**PROBLEM TO SOLVE**
Without the pictures, output the lines of the material from the very first through the one that holds "import matplotlib.pyplot as plt".
= = = = = = =
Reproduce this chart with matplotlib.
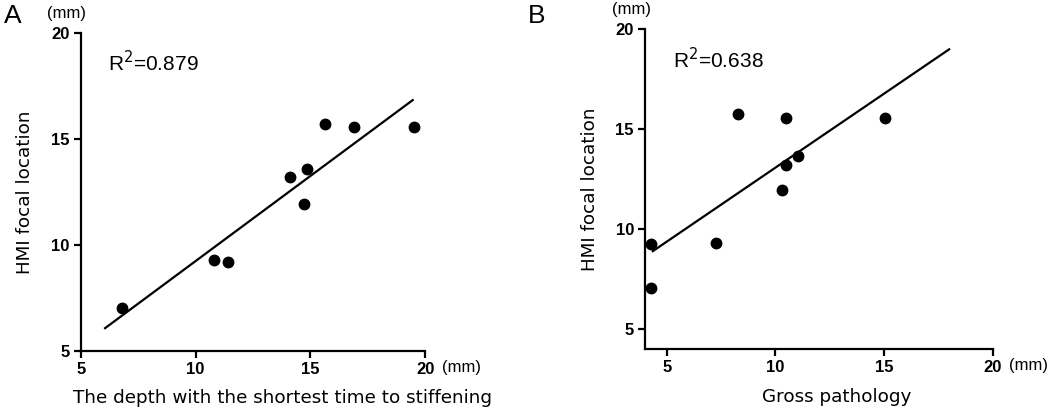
import numpy as np
import matplotlib
matplotlib.use('Agg')
import matplotlib.pyplot as plt

# HMI focal location vs depth (A) and vs gross pathology (B), mm
hmi_y = [7.04, 9.29, 9.21, 13.21, 13.58, 11.95, 15.72, 15.57, 15.57]
depth_x = [6.78, 10.81, 11.42, 14.13, 14.87, 14.71, 15.65, 16.9, 19.53]

gross_x = [4.28, 7.28, 4.28, 10.49, 11.04, 10.29, 8.27, 10.49, 15.03]
gross_y = [9.23, 9.33, 7.06, 13.22, 13.64, 11.96, 15.75, 15.57, 15.58]

# x range covered by the fitted line in each panel
fit_range_a = [6.06, 19.46]
fit_range_b = [4.36, 18.0]

r2_a = '0.879'
r2_b = '0.638'

tick_vals = [5, 10, 15, 20]

plt.rcParams['font.family'] = ['DejaVu Sans']

fig = plt.figure(figsize=(10.5, 4.08), dpi=100)
axA = fig.add_axes([0.0769, 0.1397, 0.328, 0.779])
axB = fig.add_axes([0.6143, 0.1446, 0.3311, 0.7836])


def style(ax, xlim, ylim, xlabel, xlab_pos):
	ax.set_xlim(*xlim)
	ax.set_ylim(*ylim)
	ax.set_xticks(tick_vals)
	ax.set_yticks(tick_vals)
	for s in ['top', 'right']:
		ax.spines[s].set_visible(False)
	for s in ['left', 'bottom']:
		ax.spines[s].set_linewidth(1.6)
	ax.tick_params(direction='out', length=5, width=1.6, pad=3)
	for lab in ax.get_xticklabels() + ax.get_yticklabels():
		lab.set_fontfamily('Liberation Sans')
		lab.set_fontweight('bold')
		lab.set_fontsize(12)
	ax.set_xlabel(xlabel, fontsize=13.2)
	ax.xaxis.set_label_coords(*xlab_pos)
	ax.set_ylabel('HMI focal location', fontsize=13.2, labelpad=12)
	# units
	ax.annotate('(mm)', xy=(1, 0), xycoords='axes fraction', xytext=(12, -12),
		textcoords='offset points', fontsize=12, fontfamily='Liberation Sans',
		ha='left', va='center')
	ax.annotate('(mm)', xy=(0, 1), xycoords='axes fraction', xytext=(-10, 14),
		textcoords='offset points', fontsize=12, fontfamily='Liberation Sans',
		ha='center', va='center')


def fit_line(ax, x, y, xr):
	k, b = np.polyfit(x, y, 1)
	xs = np.array(xr)
	ax.plot(xs, k * xs + b, color='black', lw=1.6)


# panel A
axA.plot(depth_x, hmi_y, 'o', color='black', ms=7.5)
fit_line(axA, depth_x, hmi_y, fit_range_a)
style(axA, (5, 20), (5, 20), 'The depth with the shortest time to stiffening', (0.585, -0.12))
axA.text(6.19, 18.6, 'R$^2$=' + r2_a, fontsize=15, fontfamily='Liberation Sans', va='center')

# panel B
axB.plot(gross_x, gross_y, 'o', color='black', ms=7.5)
fit_line(axB, gross_x, gross_y, fit_range_b)
style(axB, (4, 20), (4, 20), 'Gross pathology', (0.55, -0.122))
axB.text(5.29, 18.5, 'R$^2$=' + r2_b, fontsize=15, fontfamily='Liberation Sans', va='center')

fig.text(0.004, 0.96, 'A', fontsize=19, fontfamily='Liberation Sans', va='center')
fig.text(0.503, 0.96, 'B', fontsize=19, fontfamily='Liberation Sans', va='center')

fig.savefig('out.png', dpi=100)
= = = = = = =
**SOLUTION FOR THIS EXERCISE**
Reproduce this chart with matplotlib.
import numpy as np
import matplotlib
matplotlib.use('Agg')
import matplotlib.pyplot as plt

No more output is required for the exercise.